The PEOPLE of the State of New York, Respondent, v. Michael ALLEN, a/k/a Michael Allene, a/k/a Alfonzo Campbell, Defendant-Appellant.
Judgment, Supreme Court, New York County (Joan Sudolnik, J.), rendered February 1, 1995, convicting defendant, after a jury trial, of robbery in the second degree and escape in the second degree, and sentencing him to concurrent terms of 3 to 9 years and 1 1/313 to 4 years, unanimously affirmed.
Defendant was not deprived of his constitutional rights to confrontation and due process when he was tried in absentia. In a calendar part, defense counsel and the People announced their readiness for trial and the case was assigned to a trial part for immediate trial.
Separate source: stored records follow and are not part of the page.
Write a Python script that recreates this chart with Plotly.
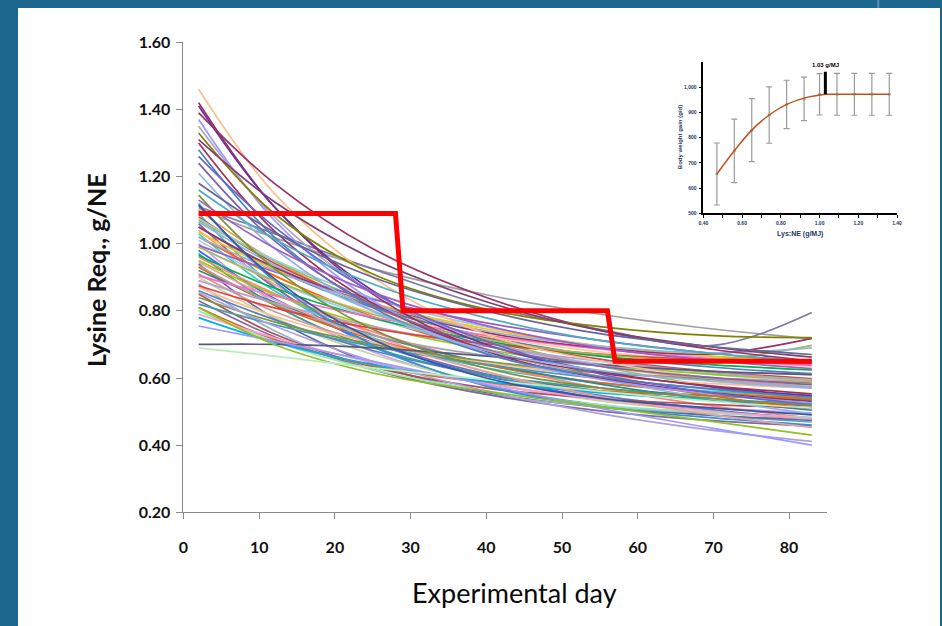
import plotly.graph_objects as go

# ---------------- data ----------------
DAYS = [2, 12, 25, 40, 55, 70, 83]

TOP_CURVES = [
    [1.46, 1.15, 0.90, 0.73, 0.65, 0.60, 0.58],
    [1.42, 1.11, 0.85, 0.68, 0.60, 0.555, 0.53],
    [1.41, 1.11, 0.86, 0.70, 0.62, 0.573, 0.547],
    [1.39, 1.18, 0.985, 0.84, 0.742, 0.685, 0.651],
    [1.37, 1.07, 0.83, 0.674, 0.596, 0.552, 0.526],
    [1.35, 1.08, 0.854, 0.71, 0.638, 0.598, 0.574],
    [1.33, 1.09, 0.91, 0.805, 0.753, 0.726, 0.72],
    [1.31, 1.125, 0.955, 0.827, 0.742, 0.692, 0.662],
    [1.30, 1.038, 0.823, 0.684, 0.615, 0.576, 0.553],
    [1.28, 1.02, 0.81, 0.672, 0.604, 0.566, 0.543],
    [1.26, 1.05, 0.855, 0.71, 0.612, 0.555, 0.52],
    [1.24, 1.009, 0.818, 0.696, 0.635, 0.601, 0.58],
    [1.21, 0.986, 0.80, 0.682, 0.623, 0.59, 0.57],
    [1.18, 1.034, 0.90, 0.80, 0.732, 0.693, 0.67],
    [1.16, 1.014, 0.88, 0.779, 0.712, 0.673, 0.65],
    [1.145, 0.926, 0.745, 0.629, 0.571, 0.539, 0.519],
    [1.13, 0.987, 0.855, 0.756, 0.69, 0.652, 0.628],
    [1.115, 0.896, 0.715, 0.60, 0.54, 0.51, 0.49],
]
TOP_COLORS = ["#fac090", "#953163", "#7030a0", "#993366", "#9999ff", "#b3a2c7",
              "#808000", "#7f3f6f", "#a0325a", "#4f81bd", "#6666cc", "#8064a2",
              "#8db4e2", "#666699", "#4bacc6", "#77933c", "#a05fc8", "#3a56a0"]

MID_CURVES = [
    [1.10, 0.949, 0.81, 0.706, 0.636, 0.595, 0.572],
    [1.09, 0.872, 0.693, 0.578, 0.52, 0.488, 0.469],
    [1.08, 0.942, 0.815, 0.72, 0.656, 0.619, 0.598],
    [1.07, 0.949, 0.822, 0.715, 0.635, 0.574, 0.534],
    [1.06, 0.87, 0.713, 0.612, 0.562, 0.534, 0.517],
    [1.05, 0.925, 0.81, 0.724, 0.666, 0.632, 0.613],
    [1.04, 0.879, 0.73, 0.618, 0.544, 0.50, 0.476],
    [1.03, 0.86, 0.72, 0.63, 0.585, 0.56, 0.545],
    [1.02, 0.905, 0.783, 0.681, 0.604, 0.546, 0.508],
    [1.01, 0.89, 0.78, 0.697, 0.642, 0.61, 0.591],
    [1.00, 0.823, 0.678, 0.584, 0.537, 0.511, 0.496],
    [0.99, 0.889, 0.795, 0.725, 0.678, 0.651, 0.635],
    [0.98, 0.837, 0.705, 0.606, 0.54, 0.502, 0.48],
    [0.97, 0.817, 0.691, 0.61, 0.57, 0.547, 0.534],
    [0.96, 0.852, 0.738, 0.642, 0.57, 0.516, 0.48],
    [0.95, 0.849, 0.755, 0.685, 0.638, 0.611, 0.595],
    [0.94, 0.777, 0.642, 0.556, 0.513, 0.489, 0.474],
    [0.93, 0.818, 0.715, 0.638, 0.586, 0.556, 0.539],
    [0.92, 0.826, 0.728, 0.644, 0.582, 0.535, 0.504],
    [0.91, 0.798, 0.705, 0.646, 0.616, 0.60, 0.59],
    [0.90, 0.78, 0.67, 0.587, 0.532, 0.50, 0.481],
    [0.89, 0.823, 0.753, 0.694, 0.65, 0.616, 0.594],
    [0.88, 0.741, 0.626, 0.552, 0.515, 0.495, 0.482],
    [0.87, 0.784, 0.705, 0.646, 0.606, 0.583, 0.57],
    [0.86, 0.774, 0.682, 0.606, 0.548, 0.505, 0.476],
    [0.85, 0.731, 0.633, 0.57, 0.539, 0.521, 0.511],
    [0.84, 0.767, 0.70, 0.65, 0.616, 0.596, 0.585],
    [0.83, 0.723, 0.625, 0.551, 0.502, 0.473, 0.457],
    [0.82, 0.759, 0.694, 0.64, 0.599, 0.568, 0.548],
    [0.81, 0.715, 0.636, 0.586, 0.561, 0.547, 0.538],
    [0.80, 0.709, 0.625, 0.562, 0.52, 0.496, 0.482],
    [0.79, 0.72, 0.646, 0.583, 0.537, 0.501, 0.478],
    [0.78, 0.707, 0.64, 0.59, 0.556, 0.536, 0.525],
    [1.105, 1.018, 0.926, 0.848, 0.79, 0.746, 0.717],
    [1.075, 0.952, 0.838, 0.752, 0.695, 0.662, 0.643],
    [1.035, 0.925, 0.823, 0.746, 0.695, 0.665, 0.648],
    [0.995, 0.917, 0.834, 0.764, 0.712, 0.673, 0.647],
    [0.965, 0.868, 0.778, 0.71, 0.665, 0.639, 0.624],
    [0.935, 0.821, 0.727, 0.667, 0.637, 0.62, 0.61],
    [0.905, 0.845, 0.781, 0.727, 0.687, 0.657, 0.637],
    [0.875, 0.809, 0.748, 0.702, 0.671, 0.653, 0.643],
    [1.12, 0.889, 0.698, 0.576, 0.515, 0.481, 0.46],
    [1.065, 0.936, 0.80, 0.686, 0.60, 0.536, 0.493],
    [0.945, 0.834, 0.717, 0.619, 0.545, 0.49, 0.453],
    [0.855, 0.755, 0.65, 0.561, 0.494, 0.444, 0.411],
]
MID_COLORS = ["#f79646", "#4bacc6", "#c0504d", "#9bbb59", "#8064a2", "#4f81bd",
              "#ff9999", "#33cccc", "#ff6600", "#99ccff", "#cc99ff", "#ffcc99",
              "#3366ff", "#2aa198", "#ff8080", "#99cc00", "#666699", "#e46c0a",
              "#31859c", "#d99694", "#c3d69b", "#b3a2c7", "#95b3d7", "#fabf8f",
              "#5b7fbd", "#b05050", "#7a9a40", "#7f6a9f", "#4a9ab0", "#d07020",
              "#99e6b3", "#ff99cc", "#00b0f0", "#9f9f9f", "#92cddc", "#ffc000",
              "#9a5cc6", "#00b050", "#a5a5a5", "#ff66cc", "#e04040", "#3b8fd0",
              "#8eb4e3", "#e6a0a0", "#b0a0e0"]

SPECIAL_CURVES = [
    [1.11, 1.03, 0.925, 0.815, 0.745, 0.697, 0.795],
    [1.05, 0.93, 0.82, 0.735, 0.69, 0.672, 0.718],
    [0.99, 0.89, 0.79, 0.715, 0.67, 0.655, 0.697],
    [1.02, 0.92, 0.82, 0.74, 0.695, 0.675, 0.69],
    [0.70, 0.70, 0.69, 0.665, 0.64, 0.62, 0.61],
    [0.755, 0.71, 0.65, 0.58, 0.51, 0.45, 0.40],
    [0.81, 0.70, 0.615, 0.56, 0.515, 0.47, 0.43],
    [0.69, 0.665, 0.63, 0.595, 0.56, 0.53, 0.51],
]
SPECIAL_COLORS = ["#7a7aa8", "#993366", "#9bbb59", "#95b3d7", "#595980",
                  "#9999ff", "#92c020", "#b8f0b8"]

STEP_DAYS = [2, 28, 29, 56, 57, 83]
STEP_REQ = [1.09, 1.09, 0.80, 0.80, 0.65, 0.65]

Y_TICKS = [0.20, 0.40, 0.60, 0.80, 1.00, 1.20, 1.40, 1.60]
X_TICKS = [0, 10, 20, 30, 40, 50, 60, 70, 80]

# inset
INSET_X = [0.47, 0.56, 0.65, 0.74, 0.83, 0.92, 1.00, 1.09, 1.18, 1.27, 1.36]
INSET_MEAN = [656, 748, 830, 890, 932, 954, 972, 972, 972, 972, 972]
INSET_ERR = [123, 126, 125, 112, 96, 86, 82, 83, 83, 83, 83]
FIT_X_CURVE = [0.47, 0.56, 0.65, 0.74, 0.83, 0.92, 1.03]
FIT_Y_CURVE = [656, 748, 830, 890, 932, 957, 972]
FIT_X_FLAT = [1.03, 1.36]
FIT_Y_FLAT = [972, 972]
BREAK_X = 1.03
BREAK_LABEL = "1.03 g/MJ"
INSET_XTICKVALS = [0.4, 0.5, 0.6, 0.7, 0.8, 0.9, 1.0, 1.1, 1.2, 1.3, 1.4]
INSET_XTICKTEXT = ["0.40", "", "0.60", "", "0.80", "", "1.00", "", "1.20", "", "1.40"]
INSET_YTICKVALS = [500, 600, 700, 800, 900, 1000]
INSET_YTICKTEXT = ["500", "600", "700", "800", "900", "1,000"]

# ---------------- figure ----------------
fig = go.Figure()

def add_curve(vals, color):
    fig.add_trace(go.Scatter(x=DAYS, y=vals, mode="lines",
                             line=dict(color=color, width=1.7, shape="spline", smoothing=1.0),
                             hoverinfo="skip", showlegend=False))

for i, c in enumerate(MID_CURVES):
    add_curve(c, MID_COLORS[i % len(MID_COLORS)])
for i, c in enumerate(SPECIAL_CURVES):
    add_curve(c, SPECIAL_COLORS[i])
for i, c in enumerate(TOP_CURVES):
    add_curve(c, TOP_COLORS[i])

fig.add_trace(go.Scatter(x=STEP_DAYS, y=STEP_REQ, mode="lines",
                         line=dict(color="#ff0000", width=5),
                         hoverinfo="skip", showlegend=False))

# inset traces
fig.add_trace(go.Scatter(x=INSET_X, y=INSET_MEAN, mode="markers",
                         marker=dict(color="#999999", size=3),
                         error_y=dict(type="data", array=INSET_ERR, color="#9a9a9a",
                                      thickness=1.2, width=3),
                         xaxis="x2", yaxis="y2", hoverinfo="skip", showlegend=False))
fig.add_trace(go.Scatter(x=FIT_X_CURVE, y=FIT_Y_CURVE, mode="lines",
                         line=dict(color="#c0501c", width=1.5, shape="spline"),
                         xaxis="x2", yaxis="y2", hoverinfo="skip", showlegend=False))
fig.add_trace(go.Scatter(x=FIT_X_FLAT, y=FIT_Y_FLAT, mode="lines",
                         line=dict(color="#c0501c", width=1.5),
                         xaxis="x2", yaxis="y2", hoverinfo="skip", showlegend=False))

AXIS_GRAY = "#8a8a8a"
tickfont = dict(family="Lato", size=16, color="#111111", weight=700)
inset_font = dict(family="Liberation Sans", size=5, color="#1f3864", weight=700)

fig.update_layout(
    width=942, height=626,
    margin=dict(l=18, r=2, t=8, b=0, pad=0, autoexpand=False),
    paper_bgcolor="#1b678e",
    plot_bgcolor="rgba(0,0,0,0)",
    xaxis=dict(domain=[0.1795, 0.8774], range=[0, 85], tickvals=X_TICKS,
               showline=True, linecolor=AXIS_GRAY, linewidth=1,
               ticks="outside", ticklen=6, tickcolor=AXIS_GRAY,
               ticklabelstandoff=15, tickfont=tickfont, automargin=False,
               showgrid=False, zeroline=False, anchor="y"),
    yaxis=dict(domain=[0.184, 0.9445], range=[0.2, 1.6], tickvals=Y_TICKS,
               tickformat=".2f",
               showline=True, linecolor=AXIS_GRAY, linewidth=1,
               ticks="outside", ticklen=6, tickcolor=AXIS_GRAY,
               ticklabelstandoff=3, tickfont=tickfont, automargin=False,
               showgrid=False, zeroline=False, anchor="x"),
    xaxis2=dict(domain=[0.7433, 0.9534], range=[0.4, 1.4],
                tickvals=INSET_XTICKVALS, ticktext=INSET_XTICKTEXT,
                showline=True, linecolor="#000000", linewidth=1.5,
                ticks="outside", ticklen=3, tickcolor="#000000", tickwidth=1.2,
                tickfont=inset_font, ticklabelstandoff=1, automargin=False,
                showgrid=False, zeroline=False, anchor="y2"),
    yaxis2=dict(domain=[0.6678, 0.9125], range=[500, 1100],
                tickvals=INSET_YTICKVALS, ticktext=INSET_YTICKTEXT,
                showline=True, linecolor="#000000", linewidth=1.5,
                ticks="outside", ticklen=3, tickcolor="#000000", tickwidth=1.2,
                tickfont=inset_font, ticklabelstandoff=1, automargin=False,
                showgrid=False, zeroline=False, anchor="x2"),
    shapes=[
        dict(type="rect", xref="paper", yref="paper", x0=0, x1=1, y0=0, y1=1,
             fillcolor="#ffffff", line=dict(width=0), layer="below"),
        dict(type="line", xref="paper", yref="paper", x0=0.933, x1=0.933, y0=1.0, y1=1.013,
             line=dict(color="#5a8fb0", width=2)),
        dict(type="line", xref="x2", yref="y2", x0=BREAK_X, x1=BREAK_X, y0=972, y1=1062,
             line=dict(color="#000000", width=3)),
    ],
    annotations=[
        dict(text="Lysine Req., g/NE", xref="paper", yref="paper", x=0.0846, y=0.576,
             xanchor="center", yanchor="middle",
             showarrow=False, textangle=-90,
             font=dict(family="Lato", size=25, color="#111111", weight=700)),
        dict(text="Experimental day", xref="paper", yref="paper", x=0.538, y=0.055,
             xanchor="center", yanchor="middle",
             showarrow=False,
             font=dict(family="Lato", size=27, color="#0a0a0a")),
        dict(text=BREAK_LABEL, xref="x2", yref="y2", x=BREAK_X, y=1088,
             showarrow=False, font=dict(family="Liberation Sans", size=6, color="#000000", weight=700)),
        dict(text="Lys:NE (g/MJ)", xref="paper", yref="paper", x=0.848, y=0.634,
             xanchor="center", yanchor="middle",
             showarrow=False, font=dict(family="Liberation Sans", size=7, color="#1f3864", weight=700)),
        dict(text="Body weight gain (g/d)", xref="paper", yref="paper", x=0.718, y=0.791,
             xanchor="center", yanchor="middle",
             showarrow=False, textangle=-90,
             font=dict(family="Liberation Sans", size=6, color="#1f3864", weight=700)),
    ],
)

fig.write_html("out.html")
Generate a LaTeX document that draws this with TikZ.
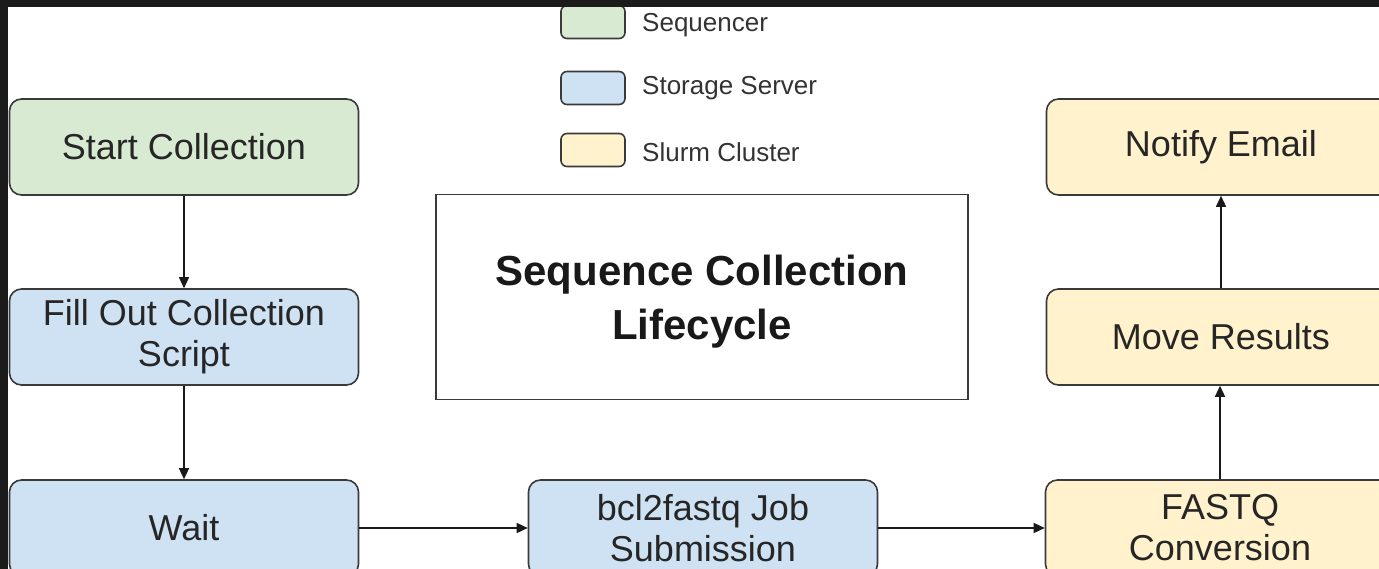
\documentclass[tikz,border=0pt]{standalone}
\usepackage{fontspec}
\setmainfont{Liberation Sans}
\usetikzlibrary{arrows.meta}
\definecolor{seqgreen}{HTML}{D9EAD3}
\definecolor{storblue}{HTML}{CFE2F3}
\definecolor{slurmyel}{HTML}{FFF2CC}
\definecolor{edge}{HTML}{3A3A3A}
\definecolor{frame}{HTML}{1B1B1B}
\tikzset{
  x=1pt, y=-1pt,
  stage/.style={draw=edge, line width=1.6pt, rounded corners=12pt,
    minimum width=349pt, minimum height=96pt, align=center,
    font=\fontsize{36}{41}\selectfont, text=black!85, inner sep=0pt},
  swatch/.style={draw=edge, line width=1.6pt, rounded corners=6pt,
    minimum width=64pt, minimum height=33pt, inner sep=0pt},
  legtext/.style={anchor=west, font=\fontsize{26}{30}\selectfont, text=black!80, inner sep=0pt},
  flow/.style={draw=black!90, line width=1.4pt, -{Triangle[length=11pt,width=10pt]}}
}
\begin{document}
\begin{tikzpicture}
\useasboundingbox (0,0) rectangle (1379,569);
\clip (0,0) rectangle (1379,569);
\fill[white] (0,0) rectangle (1379,569);

% legend
\node[swatch, fill=seqgreen] (lg) at (593,22) {};
\node[legtext] (lgt) at (642,25) {Sequencer};
\node[swatch, fill=storblue] (lb) at (593,88) {};
\node[legtext] (lbt) at (642,88) {Storage Server};
\node[swatch, fill=slurmyel] (ly) at (593,150) {};
\node[legtext] (lyt) at (642,152) {Slurm Cluster};

% title frame and heading
\node[draw=edge, line width=1.6pt, minimum width=532pt, minimum height=205pt,
  inner sep=0pt] (title) at (702,297) {};
\node[align=center, font=\bfseries\fontsize{42}{54}\selectfont, text=black!90]
  (heading) at ([yshift=-5pt]title.center) {Sequence Collection\\Lifecycle};

% stages
\node[stage, fill=seqgreen] (start) at (184,147) {Start Collection};
\node[stage, fill=storblue] (fill) at (184,337) {Fill Out Collection\\Script};
\node[stage, fill=storblue] (wait) at (184,528) {Wait};
\node[stage, fill=storblue] (bcl) at (703,528) {bcl2fastq Job\\Submission};
\node[stage, fill=slurmyel] (fastq) at (1220,528) {FASTQ\\Conversion};
\node[stage, fill=slurmyel] (move) at (1221,337) {Move Results};
\node[stage, fill=slurmyel] (notify) at (1221,147) {Notify Email};

% connectors
\draw[flow] (start.south) -- (fill.north);
\draw[flow] (fill.south) -- (wait.north);
\draw[flow] (wait.east) -- (bcl.west);
\draw[flow] (bcl.east) -- (fastq.west);
\draw[flow] (fastq.north) -- (fastq.north |- move.south);
\draw[flow] (move.north) -- (notify.south);

% dark screen edges
\fill[frame] (0,0) rectangle (1379,7);
\fill[frame] (0,0) rectangle (8,569);
\end{tikzpicture}
\end{document}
The parties proceeded to the trial part and, during an effort to reach a disposition in the case, defendant disappeared and the court adjourned the case until the following morning. The next day, defense counsel informed the court that defendant had twice spoken with him by telephone and that defendant would not return voluntarily. The record supports the trial court's conclusion, after appropriate inquiry, that defendant forfeited his right to be present at his trial, which was to have commenced immediately (see, People v. Sanchez, 65 N.Y.2d 436, 492 N.Y.S.2d 577, 482 N.E.2d 56; see also, Taylor v. United States, 414 U.S. 17, 94 S.Ct. 194, 38 L.Ed.2d 174).
Contrary to defendant's argument, the evidence was legally sufficient to establish the crime of escape in the second degree and the verdict was not against the weight of the evidence. At the time of his arrest, defendant was able to get beyond the control of the arresting officer and flee to a location a block and a half away (compare, People v. Sargent, 194 A.D.2d 865, 598 N.Y.S.2d 851, with People v. Neely, 248 A.D.2d 996, 670 N.Y.S.2d 993).